Friday, January 11, 2008

bad timing

I was watching one of the cable science channels tonight and when the program went to commercial break, it prefaced it with one of those "did you know?" kind of science soundbites. This one said something like "lightning bolts are 6 times hotter than the surface of the Sun, or about 54,000 degrees Fahrenheit!"

Immediately afterwards, a new commercial from Acura came on, and the next words that came from the television speaker were along the lines of "the temperature on the surface of the Sun is 11,000 degrees Fahrenheit!"


Science is so much fun.

3 Comments:

Blogger Ronni said...

So, which is correct?

After reading Carl Sagan, for just a nanosecond, I Understood how the world wagged.
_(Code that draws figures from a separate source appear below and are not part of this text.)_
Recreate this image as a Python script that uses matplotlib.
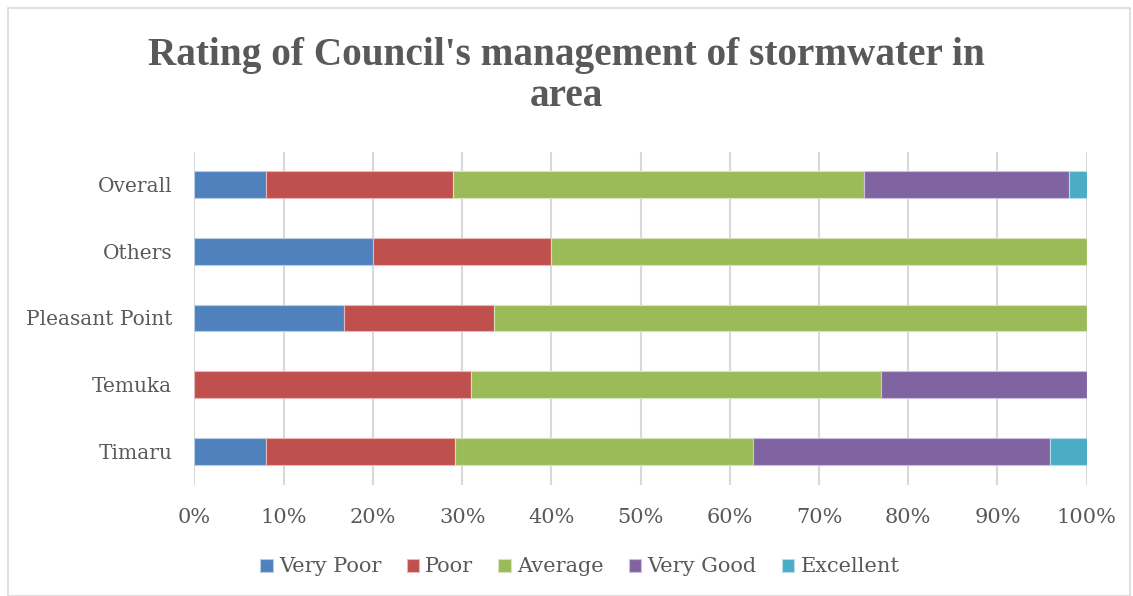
import matplotlib
matplotlib.use("Agg")
import matplotlib.pyplot as plt
from matplotlib.patches import Rectangle
import numpy as np

categories = ["Timaru", "Temuka", "Pleasant Point", "Others", "Overall"]
series_names = ["Very Poor", "Poor", "Average", "Very Good", "Excellent"]
very_poor = [8.0, 0.0, 16.8, 20.0, 8.0]
poor = [21.2, 31.0, 16.8, 20.0, 21.0]
average = [33.4, 46.0, 66.4, 60.0, 46.0]
very_good = [33.3, 23.0, 0.0, 0.0, 23.0]
excellent = [4.1, 0.0, 0.0, 0.0, 2.0]
tick_labels = ["0%", "10%", "20%", "30%", "40%", "50%", "60%", "70%", "80%", "90%", "100%"]
title = "Rating of Council's management of stormwater in\narea"

colors = ["#4F81BD", "#C0504D", "#9BBB59", "#8064A2", "#4BACC6"]
edge_colors = ["#b9cde5", "#e6b9b8", "#d7e4bd", "#ccc1da", "#b7dee8"]
text_color = "#595959"
font = "DejaVu Serif"

fig = plt.figure(figsize=(11.33, 5.96), dpi=100)
ax = fig.add_axes([194.5 / 1133, 1 - 484.5 / 596, (1086.7 - 194.5) / 1133, (484.5 - 151.5) / 596])

y = np.arange(len(categories))
left = np.zeros(len(categories))
for name, vals, c, ec in zip(series_names, [very_poor, poor, average, very_good, excellent], colors, edge_colors):
    vals = np.array(vals)
    ax.barh(y, vals, left=left, height=0.4, color=c, edgecolor=ec, linewidth=0.8, label=name, zorder=3)
    left += vals

ax.set_xlim(0, 100)
ax.set_ylim(-0.5, len(categories) - 0.5)
ax.set_xticks(np.arange(0, 101, 10))
ax.set_xticklabels(tick_labels, family=font, fontsize=15, color=text_color)
ax.set_yticks(y)
ax.set_yticklabels(categories, family=font, fontsize=14.5, color=text_color)
ax.tick_params(axis="y", length=0, pad=16)
ax.tick_params(axis="x", length=0, pad=17)
ax.grid(axis="x", color="#d9d9d9", linewidth=1.5, zorder=0)
for s in ax.spines.values():
    s.set_visible(False)

fig.text(0.5, 1 - 76 / 596, title, ha="center", va="center", family="Liberation Serif", fontsize=28.3,
         fontweight="bold", color=text_color, linespacing=1.17)

leg = fig.legend(loc="center", bbox_to_anchor=(580 / 1133, 1 - 567 / 596), ncol=5, frameon=False,
                 prop={"family": font, "size": 15}, handlelength=0.6, handleheight=0.6,
                 handletextpad=0.3, columnspacing=1.2)
for t in leg.get_texts():
    t.set_color(text_color)

fig.patches.append(Rectangle((8 / 1133, 0), 1122 / 1133, 1 - 8 / 596, transform=fig.transFigure,
                             fill=False, edgecolor="#d9d9d9", linewidth=1.2))

fig.savefig("out.png", dpi=100)
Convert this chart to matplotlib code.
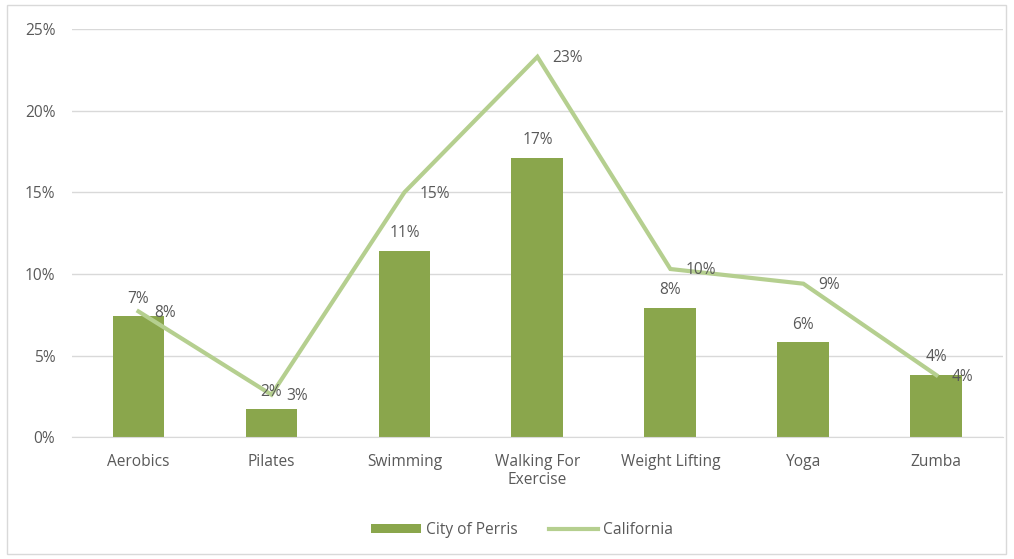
import matplotlib
matplotlib.use("Agg")
import matplotlib.pyplot as plt
from matplotlib.ticker import FuncFormatter, MultipleLocator
from matplotlib.patches import Rectangle
import numpy as np

# ---- data (percent) ----
categories = ["Aerobics", "Pilates", "Swimming", "Walking For\nExercise",
              "Weight Lifting", "Yoga", "Zumba"]
perris = [7.4, 1.7, 11.4, 17.1, 7.9, 5.8, 3.8]
california = [7.7, 2.6, 15.0, 23.3, 10.3, 9.4, 3.8]

BAR_COLOR = "#8AA64C"
LINE_COLOR = "#B5CF8F"
TEXT_COLOR = "#595959"
GRID_COLOR = "#D9D9D9"
FS = 11.2

plt.rcParams["font.family"] = ["Open Sans", "DejaVu Sans"]

fig = plt.figure(figsize=(10.14, 5.59), dpi=100)
ax = fig.add_axes([0.071, 0.218, 0.918, 0.730])

x = np.arange(len(categories))
bars = ax.bar(x, perris, width=0.39, color=BAR_COLOR, label="City of Perris", zorder=2)
line, = ax.plot(x, california, color=LINE_COLOR, lw=3, label="California", zorder=3,
                solid_joinstyle="miter")

# data labels
for xi, v in zip(x, perris):
    ax.annotate(f"{v:.0f}%", (xi, v), xytext=(0, 7), textcoords="offset points",
                ha="center", va="bottom", fontsize=FS, color=TEXT_COLOR, zorder=4)
for xi, v in zip(x, california):
    ax.annotate(f"{v:.0f}%", (xi, v), xytext=(11, -1), textcoords="offset points",
                ha="left", va="center", fontsize=FS, color=TEXT_COLOR, zorder=4)

ax.set_xlim(-0.5, len(categories) - 0.5)
ax.set_ylim(0, 25)
ax.yaxis.set_major_locator(MultipleLocator(5))
ax.yaxis.set_major_formatter(FuncFormatter(lambda v, p: f"{v:.0f}%"))
ax.grid(axis="y", color=GRID_COLOR, lw=1, zorder=0)
ax.set_xticks(x)
ax.set_xticklabels(categories)
ax.tick_params(axis="both", length=0, labelsize=FS, labelcolor=TEXT_COLOR)
ax.tick_params(axis="x", pad=12)
ax.tick_params(axis="y", pad=12)
for side in ["top", "right", "left"]:
    ax.spines[side].set_visible(False)
ax.spines["bottom"].set_color(GRID_COLOR)

leg = fig.legend(handles=[bars, line], labels=["City of Perris", "California"],
                 loc="center", bbox_to_anchor=(0.515, 0.052), ncol=2, frameon=False,
                 fontsize=FS, handlelength=3.2, handleheight=0.5, columnspacing=2.0,
                 handletextpad=0.3)
for t in leg.get_texts():
    t.set_color(TEXT_COLOR)

# outer chart border
fig.patches.append(Rectangle((0.007, 0.009), 0.985, 0.982, transform=fig.transFigure,
                             fill=False, edgecolor=GRID_COLOR, lw=1))

fig.savefig("out.png", dpi=100)
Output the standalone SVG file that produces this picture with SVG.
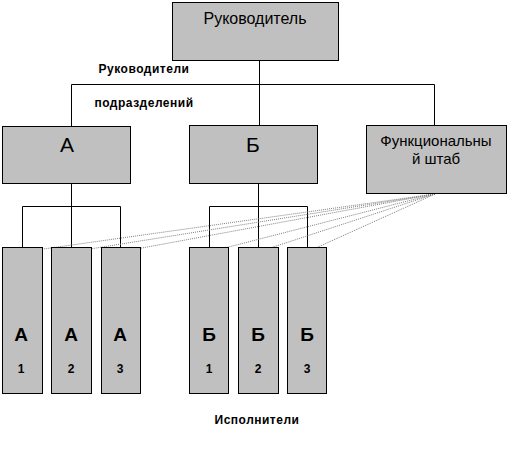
<svg xmlns="http://www.w3.org/2000/svg" width="510" height="451" viewBox="0 0 510 451">
<style>
.box{fill:#c0c0c0;stroke:#000;stroke-width:1}
.ln{fill:none;stroke:#000;stroke-width:1}
.dot{fill:none;stroke:#808080;stroke-width:1;stroke-dasharray:1,1}
.t{font-family:"Liberation Sans",Arial,sans-serif;fill:#000;text-anchor:middle}
.lbl{font-family:"Liberation Sans",Arial,sans-serif;font-weight:bold;font-size:12px;fill:#000;text-anchor:middle;letter-spacing:0.5px}
.big{font-size:21px}
.sub{font-size:19px;font-weight:bold}
.num{font-size:12px;font-weight:bold}
</style>
<rect width="510" height="451" fill="#fff"/>
<g id="connectors">
<path class="ln" d="M259.5,60 V125 M71.5,84.5 H434.5 M71.5,84.5 V126 M434.5,84.5 V125"/>
<path class="ln" d="M71.5,183 V252 M22.5,206.5 H120.5 M22.5,206.5 V252 M120.5,206.5 V252"/>
<path class="ln" d="M258.5,183 V252 M209.5,206.5 H307.5 M209.5,206.5 V252 M307.5,206.5 V252"/>
<path class="dot" d="M435,194 L22,252 M435,194 L71,252 M435,194 L120,252 M435,194 L209,252 M435,194 L258,252 M435,194 L307,252"/>
</g>
<g id="head"><rect class="box" x="172.5" y="2.5" width="166" height="58"/><text class="t" x="255" y="24" font-size="16">Руководитель</text></g>
<g id="A"><rect class="box" x="2.5" y="126.5" width="128" height="57"/><text class="t big" x="67" y="152">А</text></g>
<g id="B"><rect class="box" x="189.5" y="125.5" width="128" height="58"/><text class="t big" x="253" y="152">Б</text></g>
<g id="F"><rect class="box" x="366.5" y="125.5" width="140" height="68"/><text class="t" x="436" y="146" font-size="15">Функциональны</text><text class="t" x="436" y="164" font-size="15">й штаб</text></g>
<g id="A1"><rect class="box" x="2.5" y="247.5" width="40" height="146"/><text class="t sub" x="21" y="341">А</text><text class="t num" x="21" y="373">1</text></g>
<g id="A2"><rect class="box" x="51.5" y="247.5" width="40" height="146"/><text class="t sub" x="71" y="341">А</text><text class="t num" x="71" y="373">2</text></g>
<g id="A3"><rect class="box" x="101.5" y="247.5" width="39" height="146"/><text class="t sub" x="120" y="341">А</text><text class="t num" x="120" y="373">3</text></g>
<g id="B1"><rect class="box" x="189.5" y="247.5" width="39" height="146"/><text class="t sub" x="209" y="341">Б</text><text class="t num" x="209" y="373">1</text></g>
<g id="B2"><rect class="box" x="238.5" y="247.5" width="40" height="146"/><text class="t sub" x="258" y="341">Б</text><text class="t num" x="258" y="373">2</text></g>
<g id="B3"><rect class="box" x="287.5" y="247.5" width="39" height="146"/><text class="t sub" x="307" y="341">Б</text><text class="t num" x="307" y="373">3</text></g>
<g id="labels">
<text class="lbl" x="144" y="73">Руководители</text>
<text class="lbl" x="144" y="107">подразделений</text>
<text class="lbl" x="257" y="424">Исполнители</text>
</g>
</svg>
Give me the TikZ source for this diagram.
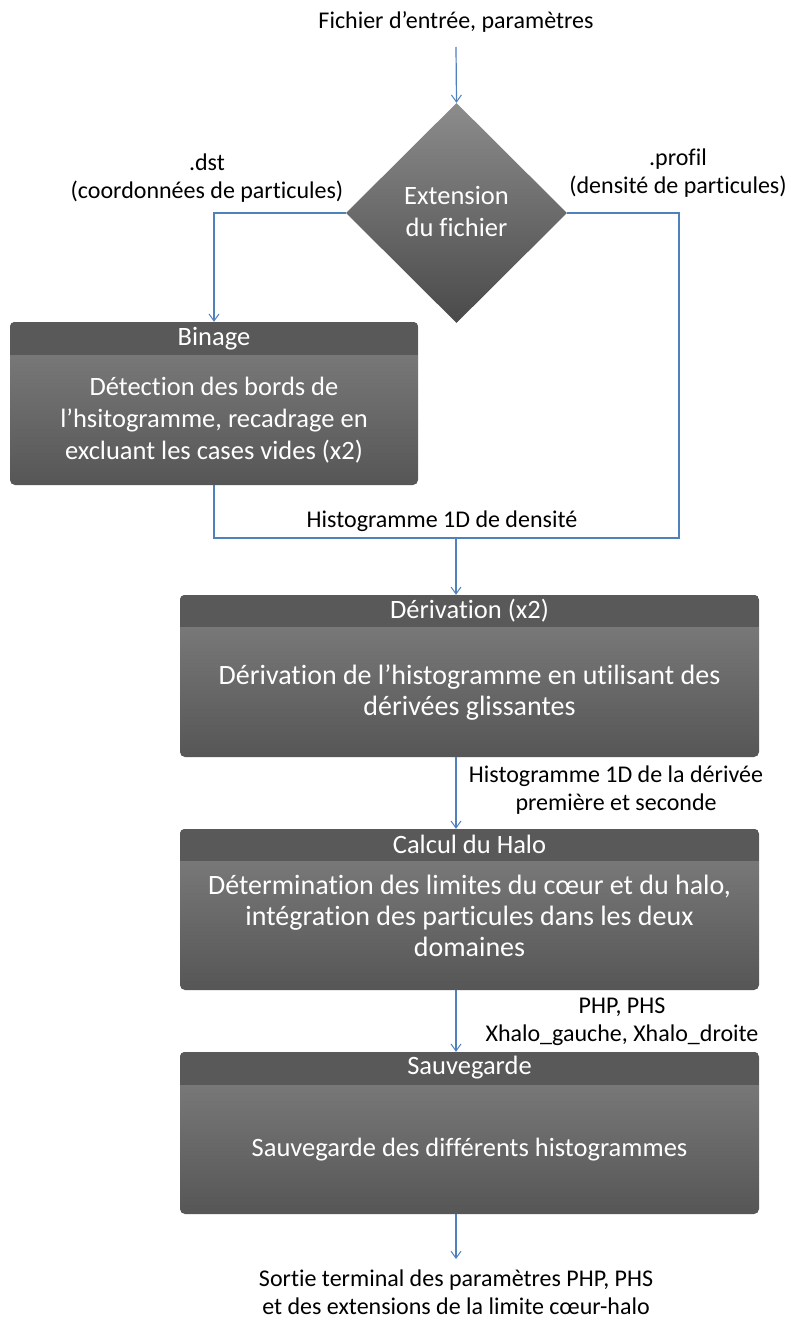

Then something shiny flew by, and it was gone.

Such, my friend, is the influence of mylar on understanding.

1:30 AM  
Blogger Milo Johnson said...

Actually, it's a range of temperatures depending on what part of the Sun you measure and neither is a horrible number, but is instead pretty much the outside extremes. I simply say "around 10,000 Fahrenheit" in class, it's a nice round number. I think the thing that made me comment on it is that when people without a lot of science in their background hear that kind of juxtaposition, it makes them more open to the idea that science really doesn't know at all rather than that there aren't always precise answers to some things.

1:40 AM  
Blogger Ronni said...

What? No precise answers? What kind of world is that?

That bunch of stoopidpeople who beat us to the best parking places likes things nailed down in black and white. Like, the world was created in 4004 BC. Period.

I like imprecise. Then, even if I'm wrong, I might really be right.